Quote all of the data exactly as given. Skip every picture it contains.
:: PROVIDED MATERIAL
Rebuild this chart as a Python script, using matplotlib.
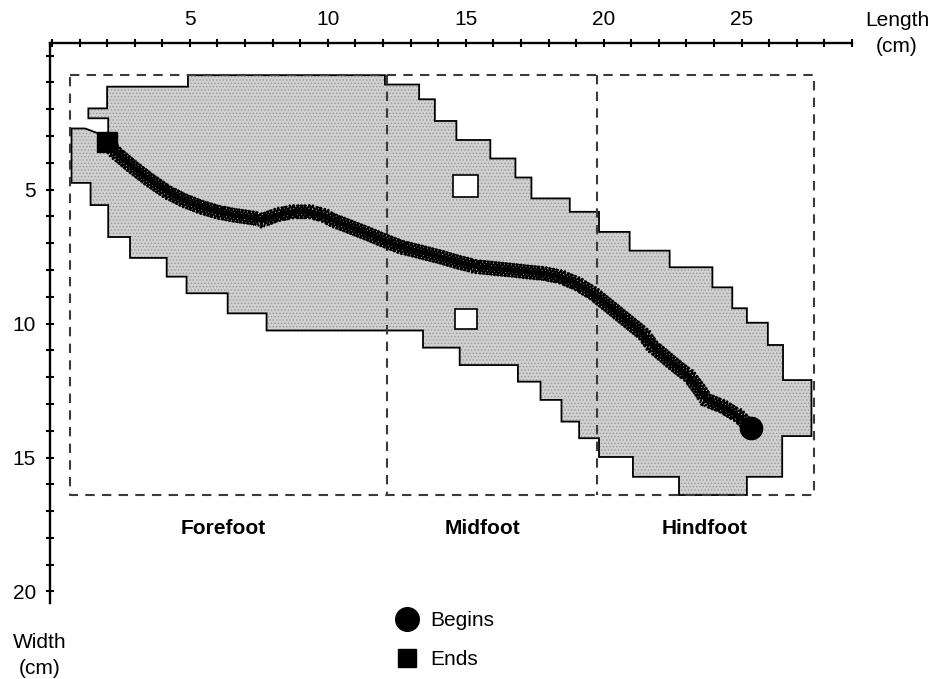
import matplotlib
matplotlib.use("Agg")
import matplotlib.pyplot as plt
import matplotlib.patheffects as pe
from matplotlib.lines import Line2D

plt.rcParams['font.family'] = ['Liberation Sans', 'DejaVu Sans']
plt.rcParams['hatch.linewidth'] = 0.6

# foot contact area outline (cm), y measured downward
foot_x = [4.93, 12.07, 12.07, 13.31, 13.31, 13.88, 13.88, 14.66, 14.66, 15.89,
          15.89, 16.80, 16.80, 17.38, 17.38, 18.77, 18.77, 19.83, 19.83, 20.94,
          20.94, 22.39, 22.39, 23.94, 23.94, 24.66, 24.66, 25.19, 25.19, 25.95,
          25.95, 26.50, 26.50, 27.53, 27.53, 26.47, 26.47, 25.19, 25.19, 22.73,
          22.73, 21.06, 21.06, 19.83, 19.83, 19.11, 19.11, 18.47, 18.47, 17.71,
          17.71, 16.89, 16.89, 14.78, 14.78, 13.45, 13.45, 7.78, 7.78, 6.37,
          6.37, 4.88, 4.88, 4.16, 4.16, 2.83, 2.83, 2.04, 2.04, 1.40,
          1.40, 0.71, 0.71, 1.20, 1.80, 2.04, 2.04, 1.32, 1.32, 2.00,
          2.00, 4.93]
foot_y = [0.73, 0.73, 1.08, 1.08, 1.63, 1.63, 2.44, 2.44, 3.15, 3.15,
          3.84, 3.84, 4.55, 4.55, 5.33, 5.33, 5.83, 5.83, 6.58, 6.58,
          7.28, 7.28, 7.90, 7.90, 8.65, 8.65, 9.43, 9.43, 9.97, 9.97,
          10.80, 10.80, 12.11, 12.11, 14.20, 14.20, 15.72, 15.72, 16.40, 16.40,
          15.72, 15.72, 14.98, 14.98, 14.28, 14.28, 13.66, 13.66, 12.85, 12.85,
          12.17, 12.17, 11.55, 11.55, 10.90, 10.90, 10.26, 10.26, 9.62, 9.62,
          8.87, 8.87, 8.25, 8.25, 7.55, 7.55, 6.77, 6.77, 5.58, 5.58,
          4.75, 4.75, 2.72, 2.72, 2.95, 2.95, 2.34, 2.34, 1.97, 1.97,
          1.16, 1.16]

# two empty cells inside the contact area
hole1_x = [14.54, 15.44, 15.44, 14.54]
hole1_y = [4.46, 4.46, 5.27, 5.27]
hole2_x = [14.60, 15.41, 15.41, 14.60]
hole2_y = [9.47, 9.47, 10.22, 10.22]

# centre of pressure trajectory (from heel to toe)
cop_x = [25.35, 24.93, 24.32, 23.72, 23.48, 23.12, 22.51, 21.79, 21.42, 20.82,
         20.22, 19.61, 19.01, 18.41, 17.80, 17.20, 16.59, 15.99, 15.39, 14.66,
         14.06, 13.33, 12.61, 11.99, 11.40, 10.80, 10.18, 9.82, 9.35, 8.73,
         8.14, 7.64, 7.28, 6.56, 5.97, 5.36, 4.75, 4.16, 3.55, 2.93,
         2.34, 1.98]
cop_y = [13.91, 13.48, 13.10, 12.85, 12.48, 11.99, 11.49, 10.87, 10.37, 9.87,
         9.37, 8.87, 8.50, 8.25, 8.13, 8.07, 8.00, 7.94, 7.88, 7.69,
         7.51, 7.32, 7.13, 6.88, 6.63, 6.39, 6.14, 5.95, 5.83, 5.83,
         5.95, 6.14, 6.06, 5.95, 5.83, 5.64, 5.39, 5.08, 4.65, 4.16,
         3.65, 3.22]

# region box and divisions (cm)
box_x = [0.65, 27.64]
box_y = [0.73, 16.40]
dividers = [12.13, 19.75]
sections = ["Forefoot", "Midfoot", "Hindfoot"]

fig = plt.figure(figsize=(9.35, 6.79), dpi=100)
ax = fig.add_axes([50 / 935, 1 - 603 / 679, 802 / 935, 560 / 679])
ax.set_xlim(-0.07, 29.0)
ax.set_ylim(20.43, -0.47)

# contact area
ax.fill(foot_x, foot_y, facecolor='#d0d0d0', edgecolor='#9a9a9a',
        hatch='.....', linewidth=0, zorder=1)
ax.fill(foot_x, foot_y, facecolor='none', edgecolor='black', linewidth=1.3, zorder=2)
for hx, hy in [(hole1_x, hole1_y), (hole2_x, hole2_y)]:
    ax.fill(hx, hy, facecolor='white', edgecolor='black', linewidth=1.2, zorder=2)

# dashed regions
dash = dict(color='#3a3a3a', linewidth=1.5, linestyle=(0, (4.5, 3.5)), zorder=3)
ax.plot([box_x[0], box_x[1], box_x[1], box_x[0], box_x[0]],
        [box_y[0], box_y[0], box_y[1], box_y[1], box_y[0]], **dash)
for d in dividers:
    ax.plot([d, d], box_y, **dash)

# section names
for name, xc in zip(sections, [6.21, 15.6, 23.66]):
    ax.text(xc, 17.66, name, ha='center', va='center', fontsize=15, fontweight='bold')

# trajectory drawn as a line of crosses
ticks = dict(spacing=2.6, length=2.1, linewidth=1.5)
ax.plot(cop_x, cop_y, color='black', linewidth=3.2, zorder=4,
        path_effects=[pe.withTickedStroke(angle=55, **ticks),
                      pe.withTickedStroke(angle=-125, **ticks),
                      pe.withTickedStroke(angle=125, **ticks),
                      pe.withTickedStroke(angle=-55, **ticks),
                      pe.Normal()])
begin, = ax.plot(cop_x[0], cop_y[0], 'o', color='black', markersize=16, zorder=5)
end, = ax.plot(cop_x[-1], cop_y[-1], 's', color='black', markersize=14, zorder=5)

# axes: only top and left
ax.spines['bottom'].set_visible(False)
ax.spines['right'].set_visible(False)
ax.spines['top'].set_linewidth(1.7)
ax.spines['left'].set_linewidth(1.7)
ax.xaxis.tick_top()
ax.set_xticks([5, 10, 15, 20, 25])
ax.set_xticks(range(0, 30), minor=True)
ax.set_yticks([5, 10, 15, 20])
ax.set_yticks(range(0, 21), minor=True)
ax.tick_params(which='both', direction='inout', length=6, width=1.5, labelsize=15, pad=7)
ax.tick_params(axis='x', which='both', top=True, bottom=False)

fig.text(897 / 935, 1 - 11 / 679, "Length\n(cm)", ha='center', va='top',
         fontsize=15, linespacing=1.45)
fig.text(40 / 935, 1 - 633 / 679, "Width\n(cm)", ha='center', va='top',
         fontsize=15, linespacing=1.45)

h1 = Line2D([], [], marker='o', color='black', linestyle='none', markersize=17)
h2 = Line2D([], [], marker='s', color='black', linestyle='none', markersize=13)
fig.legend([h1, h2], ["Begins", "Ends"], loc='upper left',
           bbox_to_anchor=(397 / 935, 1 - 611 / 679), frameon=False,
           fontsize=15, handlelength=1.0, handletextpad=0.6, labelspacing=0.95,
           borderpad=0, borderaxespad=0)

fig.savefig("out.png", dpi=100)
::::
▸ RESPONSE TO THIS EXERCISE:
Rebuild this chart as a Python script, using matplotlib.
import matplotlib
matplotlib.use("Agg")
import matplotlib.pyplot as plt
import matplotlib.patheffects as pe
from matplotlib.lines import Line2D

plt.rcParams['font.family'] = ['Liberation Sans', 'DejaVu Sans']
plt.rcParams['hatch.linewidth'] = 0.6

# foot contact area outline (cm), y measured downward
foot_x = [4.93, 12.07, 12.07, 13.31, 13.31, 13.88, 13.88, 14.66, 14.66, 15.89,
          15.89, 16.80, 16.80, 17.38, 17.38, 18.77, 18.77, 19.83, 19.83, 20.94,
          20.94, 22.39, 22.39, 23.94, 23.94, 24.66, 24.66, 25.19, 25.19, 25.95,
          25.95, 26.50, 26.50, 27.53, 27.53, 26.47, 26.47, 25.19, 25.19, 22.73,
          22.73, 21.06, 21.06, 19.83, 19.83, 19.11, 19.11, 18.47, 18.47, 17.71,
          17.71, 16.89, 16.89, 14.78, 14.78, 13.45, 13.45, 7.78, 7.78, 6.37,
          6.37, 4.88, 4.88, 4.16, 4.16, 2.83, 2.83, 2.04, 2.04, 1.40,
          1.40, 0.71, 0.71, 1.20, 1.80, 2.04, 2.04, 1.32, 1.32, 2.00,
          2.00, 4.93]
foot_y = [0.73, 0.73, 1.08, 1.08, 1.63, 1.63, 2.44, 2.44, 3.15, 3.15,
          3.84, 3.84, 4.55, 4.55, 5.33, 5.33, 5.83, 5.83, 6.58, 6.58,
          7.28, 7.28, 7.90, 7.90, 8.65, 8.65, 9.43, 9.43, 9.97, 9.97,
          10.80, 10.80, 12.11, 12.11, 14.20, 14.20, 15.72, 15.72, 16.40, 16.40,
          15.72, 15.72, 14.98, 14.98, 14.28, 14.28, 13.66, 13.66, 12.85, 12.85,
          12.17, 12.17, 11.55, 11.55, 10.90, 10.90, 10.26, 10.26, 9.62, 9.62,
          8.87, 8.87, 8.25, 8.25, 7.55, 7.55, 6.77, 6.77, 5.58, 5.58,
          4.75, 4.75, 2.72, 2.72, 2.95, 2.95, 2.34, 2.34, 1.97, 1.97,
          1.16, 1.16]

# two empty cells inside the contact area
hole1_x = [14.54, 15.44, 15.44, 14.54]
hole1_y = [4.46, 4.46, 5.27, 5.27]
hole2_x = [14.60, 15.41, 15.41, 14.60]
hole2_y = [9.47, 9.47, 10.22, 10.22]

# centre of pressure trajectory (from heel to toe)
cop_x = [25.35, 24.93, 24.32, 23.72, 23.48, 23.12, 22.51, 21.79, 21.42, 20.82,
         20.22, 19.61, 19.01, 18.41, 17.80, 17.20, 16.59, 15.99, 15.39, 14.66,
         14.06, 13.33, 12.61, 11.99, 11.40, 10.80, 10.18, 9.82, 9.35, 8.73,
         8.14, 7.64, 7.28, 6.56, 5.97, 5.36, 4.75, 4.16, 3.55, 2.93,
         2.34, 1.98]
cop_y = [13.91, 13.48, 13.10, 12.85, 12.48, 11.99, 11.49, 10.87, 10.37, 9.87,
         9.37, 8.87, 8.50, 8.25, 8.13, 8.07, 8.00, 7.94, 7.88, 7.69,
         7.51, 7.32, 7.13, 6.88, 6.63, 6.39, 6.14, 5.95, 5.83, 5.83,
         5.95, 6.14, 6.06, 5.95, 5.83, 5.64, 5.39, 5.08, 4.65, 4.16,
         3.65, 3.22]

# region box and divisions (cm)
box_x = [0.65, 27.64]
box_y = [0.73, 16.40]
dividers = [12.13, 19.75]
sections = ["Forefoot", "Midfoot", "Hindfoot"]

fig = plt.figure(figsize=(9.35, 6.79), dpi=100)
ax = fig.add_axes([50 / 935, 1 - 603 / 679, 802 / 935, 560 / 679])
ax.set_xlim(-0.07, 29.0)
ax.set_ylim(20.43, -0.47)

# contact area
ax.fill(foot_x, foot_y, facecolor='#d0d0d0', edgecolor='#9a9a9a',
        hatch='.....', linewidth=0, zorder=1)
ax.fill(foot_x, foot_y, facecolor='none', edgecolor='black', linewidth=1.3, zorder=2)
for hx, hy in [(hole1_x, hole1_y), (hole2_x, hole2_y)]:
    ax.fill(hx, hy, facecolor='white', edgecolor='black', linewidth=1.2, zorder=2)

# dashed regions
dash = dict(color='#3a3a3a', linewidth=1.5, linestyle=(0, (4.5, 3.5)), zorder=3)
ax.plot([box_x[0], box_x[1], box_x[1], box_x[0], box_x[0]],
        [box_y[0], box_y[0], box_y[1], box_y[1], box_y[0]], **dash)
for d in dividers:
    ax.plot([d, d], box_y, **dash)

# section names
for name, xc in zip(sections, [6.21, 15.6, 23.66]):
    ax.text(xc, 17.66, name, ha='center', va='center', fontsize=15, fontweight='bold')

# trajectory drawn as a line of crosses
ticks = dict(spacing=2.6, length=2.1, linewidth=1.5)
ax.plot(cop_x, cop_y, color='black', linewidth=3.2, zorder=4,
        path_effects=[pe.withTickedStroke(angle=55, **ticks),
                      pe.withTickedStroke(angle=-125, **ticks),
                      pe.withTickedStroke(angle=125, **ticks),
                      pe.withTickedStroke(angle=-55, **ticks),
                      pe.Normal()])
begin, = ax.plot(cop_x[0], cop_y[0], 'o', color='black', markersize=16, zorder=5)
end, = ax.plot(cop_x[-1], cop_y[-1], 's', color='black', markersize=14, zorder=5)

# axes: only top and left
ax.spines['bottom'].set_visible(False)
ax.spines['right'].set_visible(False)
ax.spines['top'].set_linewidth(1.7)
ax.spines['left'].set_linewidth(1.7)
ax.xaxis.tick_top()
ax.set_xticks([5, 10, 15, 20, 25])
ax.set_xticks(range(0, 30), minor=True)
ax.set_yticks([5, 10, 15, 20])
ax.set_yticks(range(0, 21), minor=True)
ax.tick_params(which='both', direction='inout', length=6, width=1.5, labelsize=15, pad=7)
ax.tick_params(axis='x', which='both', top=True, bottom=False)

fig.text(897 / 935, 1 - 11 / 679, "Length\n(cm)", ha='center', va='top',
         fontsize=15, linespacing=1.45)
fig.text(40 / 935, 1 - 633 / 679, "Width\n(cm)", ha='center', va='top',
         fontsize=15, linespacing=1.45)

h1 = Line2D([], [], marker='o', color='black', linestyle='none', markersize=17)
h2 = Line2D([], [], marker='s', color='black', linestyle='none', markersize=13)
fig.legend([h1, h2], ["Begins", "Ends"], loc='upper left',
           bbox_to_anchor=(397 / 935, 1 - 611 / 679), frameon=False,
           fontsize=15, handlelength=1.0, handletextpad=0.6, labelspacing=0.95,
           borderpad=0, borderaxespad=0)

fig.savefig("out.png", dpi=100)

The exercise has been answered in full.